On ne fouillera jamais trop notre passé

1759 - Commémoration de la Conquête - 12 et 13 septembre 2009


Ne regardons pas trop en arrière, regardons plutôt en avant, ça fait ringard et passéiste de trop se morfondre sur notre passé. C’est se gratter sans cesse le bobo. Pauvre penseur qui a inventé ce concept bidon.
Voici, en quelques mots, la petite histoire d’un colonialisme qui a été fort payant, celui de la Grande-Bretagne, jadis puissance parmi les puissances colonisatrices.
On a beaucoup parlé des «remesas», ces sommes d’argent que les immigrants envoient à leurs familles depuis leur nouveau pays de résidence. En Amérique du Sud, et en Amérique centrale tout particulièrement, ces envois d’argent provenant des États-Unis ou de pays européens constituent une entrée de devises fort importante. Or, pendant des siècles, ce furent ces mêmes pays aujourd’hui appauvris, sous-développés, aux ressources naturelles qui semblaient inépuisables, qui envoyèrent aux métropoles européennes les sommes d’argent nécessaires à les maintenir en tête du peloton des pays les plus riches, leur évitant ainsi des révolutions que les pays colonisés connurent, à un moment donné ou un autre de leur histoire.
Hamza Alavi estime, dans son ouvrage Capitalism and Colonial Production (1982), que l’Inde a envoyé en Grande-Bretagne, entre 1793 et 1803, soit en seulement 10 ans, autour de deux millions de livres par année, soit l’équivalent aujourd’hui de plusieurs millions de dollars par année. On a littéralement drainé les richesses de ce pays, favorisant la révolution industrielle en Grande-Bretagne et l’appauvrissement de l’Inde.
Un autre chercheur, Ralph Davis, constate, dans son ouvrage The industrial Revolution and British Overseas Trade (1979), qu’à partir de 1760 (tiens! tiens! une date significative dans notre histoire à nous!), la richesse provenant de l’Inde «permit à la Grande-Bretagne d’acheter la dette nationale des Hollandais et d’autres pays, [...] de sorte que la Grande-Bretagne se trouva pratiquement libre de toute dette externe au moment d’affronter les grandes guerres françaises de 1793».
Pendant ce temps, la moitié du budget de la France servait à payer sa dette nationale.
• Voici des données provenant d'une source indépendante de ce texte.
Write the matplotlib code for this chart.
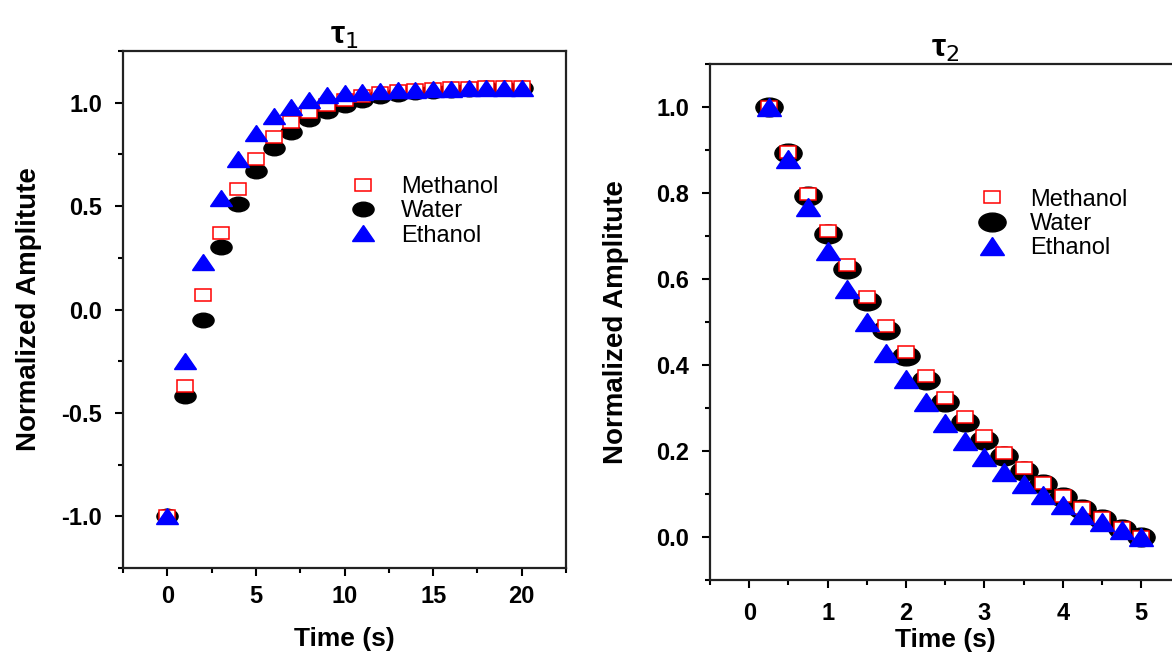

Cette situation économique catastrophique a été un facteur important dans la décision de la France d’abandonner ces «quelques arpents de neige».
En d’autres mots, là où la Grande-Bretagne a réussi, la France a échoué. La Grande-Bretagne a réussi à exporter la famine et à importer les richesses nécessaires à assurer sa suprématie sur les autres pays européens. Ce sont en grande partie les envois d’argent et autres richesses en provenance de l’Inde et des Caraïbes qui ont permis à la Grande-Bretagne d’éviter les crises politiques qui secouaient ses voisins.
À titre d’exemple, en 1748, la Jamaïque a envoyé en Grande-Bretagne 17 400 tonnes de sucre. Vers 1815, ces exportations s’élevaient à 73 800 tonnes. Tout cela avec du travail sous-payé, du travail d’esclave. Autre exemple : Entre 1876 et 1877, l’Inde a doublé ses exportations de blé vers la Grande-Bretagne, alors que dans la colonie indienne, les gens mouraient de faim. Les historiens s’entendent pour dire que c’est en grande partie les mauvaises récoltes de 1788 qui provoquèrent la Révolution française de 1789. La Grande-Bretagne, elle, réussit à s’en sortir grâce à ses colonies. Pendant ce temps, dans les colonies, les gens mouraient de faim...
C’est dans ce contexte que s’inscrit la grande défaite de 1760. Heureusement, comme l’a déjà écrit un écrivain dont j’ai oublié le nom, la défaite a quelque chose de positif: elle n’est jamais définitive. Par contre, la victoire a quelque chose de négatif, elle n’est jamais définitive.